Jésus dit : « Venez, les bénis de mon Père, recevez en partage le Royaume qui a été préparé pour vous depuis la fondation du monde » (Mt 25, 34). Dieu nous a donné l’être et Il nous a crées pour le Royaume. Dieu veut que l’homme soit. Il nous a donné l’être parce qu’Il l’a voulu et depuis le commencement, il a préparé pour chacun de nous le Royaume. Jésus poursuit en expliquant pourquoi ceux-là recevront le Royaume : « Car j’ai eu faim et tu m’as donné à manger ; j’ai eu soif et tu m’as donné à boire ; j’étais un étranger et tu m’as recueilli ; nu, et tu m’as vêtu ; malade, et tu m’as visité ; en prison, et tu es venu à moi » (Mt 25, 35). Celui qui a aimé, celui qui s’est offert entièrement, celui-là peut recevoir le Royaume préparé par Dieu depuis la fondation du monde pour lui.

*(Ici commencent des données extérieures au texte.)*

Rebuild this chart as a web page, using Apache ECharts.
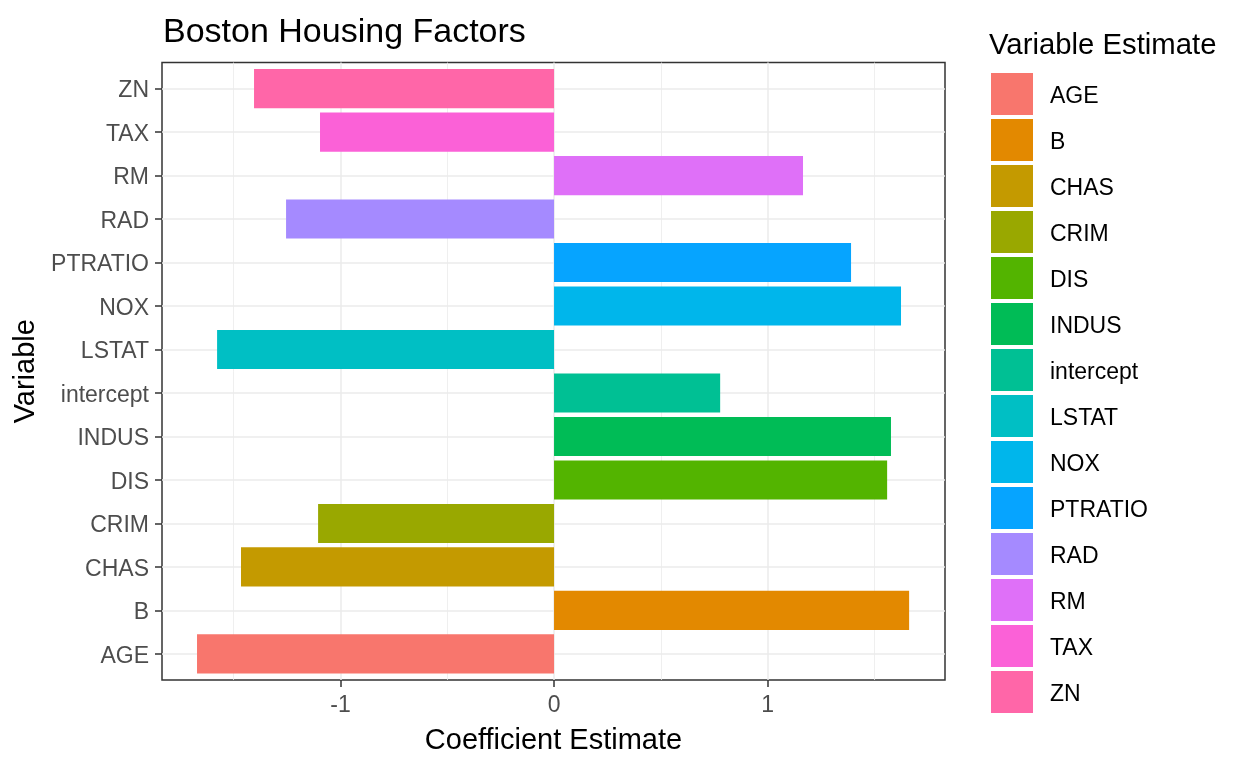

Aimer c’est l’acte suprême de la liberté humaine. Celle-ci nous constitue puisque sans elle, nous ne pouvons pas être ce que nous sommes : "image de Dieu". Et cette amour ne trouve sa source qu’en Dieu seul, même quand on l’ignore. Le poète espagnol Luis Rosales décrit ainsi la présence mystérieuse de Dieu dans le dynamisme de l’amour humain : « Quand
nous verrons Dieu nous saurons que nous l’avons toujours connu. Il a
soutenu moment après moment, de dedans, toutes nos expériences d’amour.
Tout ce qui était en elles amour pur, c’était déjà plus à Lui qu’à nous ». En même temps, comme José Ortega y Gasset l’écrit dans ses méditations sur le Quixote : « Aimer signifie mener ce que l’on aime à la plénitude de son être ». Nous engager avec notre volonté à mener à la plénitude ceux que nous aimons. C’est ainsi que l’amour est la seule chose qui transcende la mort. « De la foi, l’espérance et l’amour la plus grande c’est l’amour » (1Co 13, 13) – dit Saint Paul, car seul l’amour demeurera pour toujours. Dans ce sens-là. Un amour qui s’enracine plus dans la volonté que dans les sentiments, puisque dire « amour » c’est dire : « Je veux », « je veux te servir, t’aimer, te visiter, te consoler, t’accompagner… ». Disons avec Maurice Blondel : « Je veux. Je veux. Que toute ma vie réponde et définisse : Je veux. Je veux vouloir avec Dieu, ce que Dieu veut… Devant Dieu, je serai un instrument, pour que, par surcroît, aux yeux humains, je sois quelqu’un. Je veux, je veux aujourd’hui, pour dire demain : Nous voulons, pour dire en mourant : Il veut ». Voilà ce qui demeure pour toujours. Voilà ce qui vainc la mort et peut donner du sens à l’existence humaine.